Reproduce the listing below exactly, minus its pictures.

* * * *

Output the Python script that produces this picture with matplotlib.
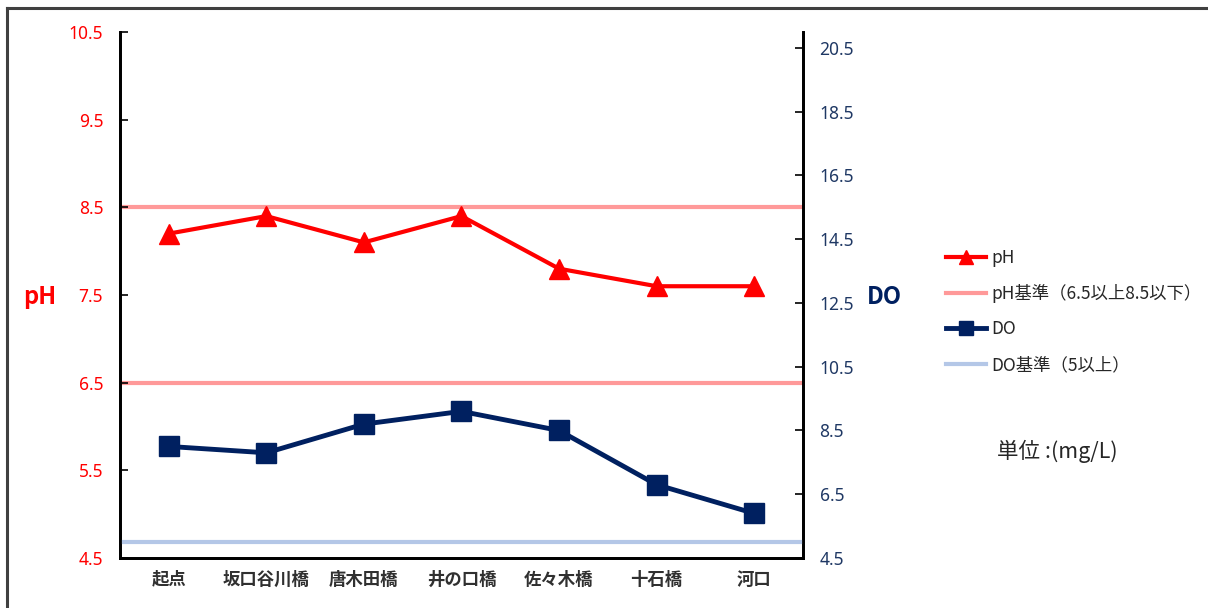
import matplotlib
matplotlib.use("Agg")
import matplotlib.pyplot as plt
from matplotlib.lines import Line2D

plt.rcParams['font.family'] = ['Noto Sans CJK JP', 'DejaVu Sans']

# 測定地点と測定値
地点 = ['起点', '坂口谷川橋', '唐木田橋', '井の口橋', '佐々木橋', '十石橋', '河口']
ph = [8.2, 8.4, 8.1, 8.4, 7.8, 7.6, 7.6]
do = [8.0, 7.8, 8.7, 9.1, 8.5, 6.8, 5.9]

# 環境基準
ph_基準 = [6.5, 8.5]
do_基準 = 5.0

ph_ticks = [4.5, 5.5, 6.5, 7.5, 8.5, 9.5, 10.5]
do_ticks = [4.5, 6.5, 8.5, 10.5, 12.5, 14.5, 16.5, 18.5, 20.5]

赤 = '#FF0000'
紺 = '#002060'
ph線色 = '#FF9999'
do線色 = '#B4C7E7'
do文字色 = '#1F3864'

fig = plt.figure(figsize=(12.08, 6.08), dpi=100)
ax = fig.add_axes([0.0993, 0.0822, 0.5654, 0.8652])
ax2 = ax.twinx()

x = list(range(len(地点)))

# 基準線
for v in ph_基準:
    ax.axhline(v, color=ph線色, lw=3, zorder=1)
ax2.axhline(do_基準, color=do線色, lw=3, zorder=1)

ax.plot(x, ph, color=赤, lw=3, marker='^', markersize=15, zorder=3)
ax2.plot(x, do, color=紺, lw=3.5, marker='s', markersize=15, zorder=3)

ax.set_xlim(-0.5, len(地点) - 0.5)
ax.set_ylim(4.5, 10.5)
ax2.set_ylim(4.5, 21.0)

ax.set_yticks(ph_ticks)
ax.set_yticklabels([f'{t:.1f}' for t in ph_ticks], fontfamily='Noto Sans')
ax2.set_yticks(do_ticks)
ax2.set_yticklabels([f'{t:.1f}' for t in do_ticks], fontfamily='Noto Sans')

ax.set_xticks(x)
ax.set_xticklabels(地点, fontsize=12.5, fontweight='bold', color='#303030')
ax.tick_params(axis='x', length=0, pad=9)
ax.tick_params(axis='y', direction='in', length=6, width=1.2, colors='black',
               labelcolor=赤, labelsize=12.5, pad=12)
ax2.tick_params(axis='y', direction='in', length=6, width=1.2, colors='black',
                labelcolor=do文字色, labelsize=12.5, pad=12)

for a in (ax, ax2):
    a.spines['top'].set_visible(False)
    for s in ('left', 'right', 'bottom'):
        a.spines[s].set_linewidth(2)
ax.patch.set_visible(False)

fig.text(0.033, 0.511, 'pH', color=赤, fontsize=17, fontweight='bold',
         ha='center', va='center')
fig.text(0.732, 0.511, 'DO', color=紺, fontsize=17, fontweight='bold',
         ha='center', va='center')

handles = [
    Line2D([], [], color=赤, lw=3, marker='^', markersize=10),
    Line2D([], [], color=ph線色, lw=3),
    Line2D([], [], color=紺, lw=3.5, marker='s', markersize=10),
    Line2D([], [], color=do線色, lw=3),
]
labels = ['pH', 'pH基準（6.5以上8.5以下）', 'DO', 'DO基準（5以上）']
fig.legend(handles, labels, loc='center left', bbox_to_anchor=(0.77, 0.488),
           frameon=False, fontsize=12.5, handlelength=2.3, handletextpad=0.3,
           labelspacing=1.0, labelcolor='#262626')

fig.text(0.875, 0.258, '単位 :(mg/L)', fontsize=15.5, color='#262626',
         ha='center', va='center')

# 外枠（左と上）
fig.add_artist(Line2D([0.0058, 0.0058], [0.0, 0.987], color='#404040', lw=2.2))
fig.add_artist(Line2D([0.0058, 1.0], [0.987, 0.987], color='#404040', lw=2.2))

fig.savefig('out.png', dpi=100)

* * * *

■ **Result of this exercise**
Output the Python script that produces this picture with matplotlib.
import matplotlib
matplotlib.use("Agg")
import matplotlib.pyplot as plt
from matplotlib.lines import Line2D

plt.rcParams['font.family'] = ['Noto Sans CJK JP', 'DejaVu Sans']

# 測定地点と測定値
地点 = ['起点', '坂口谷川橋', '唐木田橋', '井の口橋', '佐々木橋', '十石橋', '河口']
ph = [8.2, 8.4, 8.1, 8.4, 7.8, 7.6, 7.6]
do = [8.0, 7.8, 8.7, 9.1, 8.5, 6.8, 5.9]

# 環境基準
ph_基準 = [6.5, 8.5]
do_基準 = 5.0

ph_ticks = [4.5, 5.5, 6.5, 7.5, 8.5, 9.5, 10.5]
do_ticks = [4.5, 6.5, 8.5, 10.5, 12.5, 14.5, 16.5, 18.5, 20.5]

赤 = '#FF0000'
紺 = '#002060'
ph線色 = '#FF9999'
do線色 = '#B4C7E7'
do文字色 = '#1F3864'

fig = plt.figure(figsize=(12.08, 6.08), dpi=100)
ax = fig.add_axes([0.0993, 0.0822, 0.5654, 0.8652])
ax2 = ax.twinx()

x = list(range(len(地点)))

# 基準線
for v in ph_基準:
    ax.axhline(v, color=ph線色, lw=3, zorder=1)
ax2.axhline(do_基準, color=do線色, lw=3, zorder=1)

ax.plot(x, ph, color=赤, lw=3, marker='^', markersize=15, zorder=3)
ax2.plot(x, do, color=紺, lw=3.5, marker='s', markersize=15, zorder=3)

ax.set_xlim(-0.5, len(地点) - 0.5)
ax.set_ylim(4.5, 10.5)
ax2.set_ylim(4.5, 21.0)

ax.set_yticks(ph_ticks)
ax.set_yticklabels([f'{t:.1f}' for t in ph_ticks], fontfamily='Noto Sans')
ax2.set_yticks(do_ticks)
ax2.set_yticklabels([f'{t:.1f}' for t in do_ticks], fontfamily='Noto Sans')

ax.set_xticks(x)
ax.set_xticklabels(地点, fontsize=12.5, fontweight='bold', color='#303030')
ax.tick_params(axis='x', length=0, pad=9)
ax.tick_params(axis='y', direction='in', length=6, width=1.2, colors='black',
               labelcolor=赤, labelsize=12.5, pad=12)
ax2.tick_params(axis='y', direction='in', length=6, width=1.2, colors='black',
                labelcolor=do文字色, labelsize=12.5, pad=12)

for a in (ax, ax2):
    a.spines['top'].set_visible(False)
    for s in ('left', 'right', 'bottom'):
        a.spines[s].set_linewidth(2)
ax.patch.set_visible(False)

fig.text(0.033, 0.511, 'pH', color=赤, fontsize=17, fontweight='bold',
         ha='center', va='center')
fig.text(0.732, 0.511, 'DO', color=紺, fontsize=17, fontweight='bold',
         ha='center', va='center')

handles = [
    Line2D([], [], color=赤, lw=3, marker='^', markersize=10),
    Line2D([], [], color=ph線色, lw=3),
    Line2D([], [], color=紺, lw=3.5, marker='s', markersize=10),
    Line2D([], [], color=do線色, lw=3),
]
labels = ['pH', 'pH基準（6.5以上8.5以下）', 'DO', 'DO基準（5以上）']
fig.legend(handles, labels, loc='center left', bbox_to_anchor=(0.77, 0.488),
           frameon=False, fontsize=12.5, handlelength=2.3, handletextpad=0.3,
           labelspacing=1.0, labelcolor='#262626')

fig.text(0.875, 0.258, '単位 :(mg/L)', fontsize=15.5, color='#262626',
         ha='center', va='center')

# 外枠（左と上）
fig.add_artist(Line2D([0.0058, 0.0058], [0.0, 0.987], color='#404040', lw=2.2))
fig.add_artist(Line2D([0.0058, 1.0], [0.987, 0.987], color='#404040', lw=2.2))

fig.savefig('out.png', dpi=100)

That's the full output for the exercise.